▶ **Goal of the exercise**
The entries need to be copied exactly.

Records with drawing code:
• • •

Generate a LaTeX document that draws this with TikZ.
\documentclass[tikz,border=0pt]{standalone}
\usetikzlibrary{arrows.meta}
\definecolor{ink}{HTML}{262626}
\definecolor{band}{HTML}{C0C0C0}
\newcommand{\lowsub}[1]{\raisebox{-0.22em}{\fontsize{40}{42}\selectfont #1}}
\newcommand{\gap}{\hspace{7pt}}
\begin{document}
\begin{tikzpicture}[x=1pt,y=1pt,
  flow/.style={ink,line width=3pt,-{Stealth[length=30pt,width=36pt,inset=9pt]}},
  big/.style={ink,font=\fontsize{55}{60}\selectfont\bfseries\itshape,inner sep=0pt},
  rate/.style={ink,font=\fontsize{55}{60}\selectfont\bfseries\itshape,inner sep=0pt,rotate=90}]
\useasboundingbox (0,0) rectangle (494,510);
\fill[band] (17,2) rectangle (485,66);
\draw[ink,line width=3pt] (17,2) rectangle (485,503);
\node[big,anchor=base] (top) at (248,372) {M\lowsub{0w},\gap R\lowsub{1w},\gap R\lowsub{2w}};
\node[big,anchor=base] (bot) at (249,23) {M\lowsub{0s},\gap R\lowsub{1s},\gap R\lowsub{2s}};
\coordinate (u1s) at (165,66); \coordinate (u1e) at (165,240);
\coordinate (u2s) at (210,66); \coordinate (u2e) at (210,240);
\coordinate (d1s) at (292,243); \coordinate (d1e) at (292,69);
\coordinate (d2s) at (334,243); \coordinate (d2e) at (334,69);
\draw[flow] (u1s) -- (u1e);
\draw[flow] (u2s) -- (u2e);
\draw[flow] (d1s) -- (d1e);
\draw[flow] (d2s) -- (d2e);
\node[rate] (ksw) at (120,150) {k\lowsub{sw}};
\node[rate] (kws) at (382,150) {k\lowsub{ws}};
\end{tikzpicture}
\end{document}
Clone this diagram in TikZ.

• • •

▶ **Exercise response**
Generate a LaTeX document that draws this with TikZ.
\documentclass[tikz,border=0pt]{standalone}
\usetikzlibrary{arrows.meta}
\definecolor{ink}{HTML}{262626}
\definecolor{band}{HTML}{C0C0C0}
\newcommand{\lowsub}[1]{\raisebox{-0.22em}{\fontsize{40}{42}\selectfont #1}}
\newcommand{\gap}{\hspace{7pt}}
\begin{document}
\begin{tikzpicture}[x=1pt,y=1pt,
  flow/.style={ink,line width=3pt,-{Stealth[length=30pt,width=36pt,inset=9pt]}},
  big/.style={ink,font=\fontsize{55}{60}\selectfont\bfseries\itshape,inner sep=0pt},
  rate/.style={ink,font=\fontsize{55}{60}\selectfont\bfseries\itshape,inner sep=0pt,rotate=90}]
\useasboundingbox (0,0) rectangle (494,510);
\fill[band] (17,2) rectangle (485,66);
\draw[ink,line width=3pt] (17,2) rectangle (485,503);
\node[big,anchor=base] (top) at (248,372) {M\lowsub{0w},\gap R\lowsub{1w},\gap R\lowsub{2w}};
\node[big,anchor=base] (bot) at (249,23) {M\lowsub{0s},\gap R\lowsub{1s},\gap R\lowsub{2s}};
\coordinate (u1s) at (165,66); \coordinate (u1e) at (165,240);
\coordinate (u2s) at (210,66); \coordinate (u2e) at (210,240);
\coordinate (d1s) at (292,243); \coordinate (d1e) at (292,69);
\coordinate (d2s) at (334,243); \coordinate (d2e) at (334,69);
\draw[flow] (u1s) -- (u1e);
\draw[flow] (u2s) -- (u2e);
\draw[flow] (d1s) -- (d1e);
\draw[flow] (d2s) -- (d2e);
\node[rate] (ksw) at (120,150) {k\lowsub{sw}};
\node[rate] (kws) at (382,150) {k\lowsub{ws}};
\end{tikzpicture}
\end{document}
Clone this diagram in TikZ.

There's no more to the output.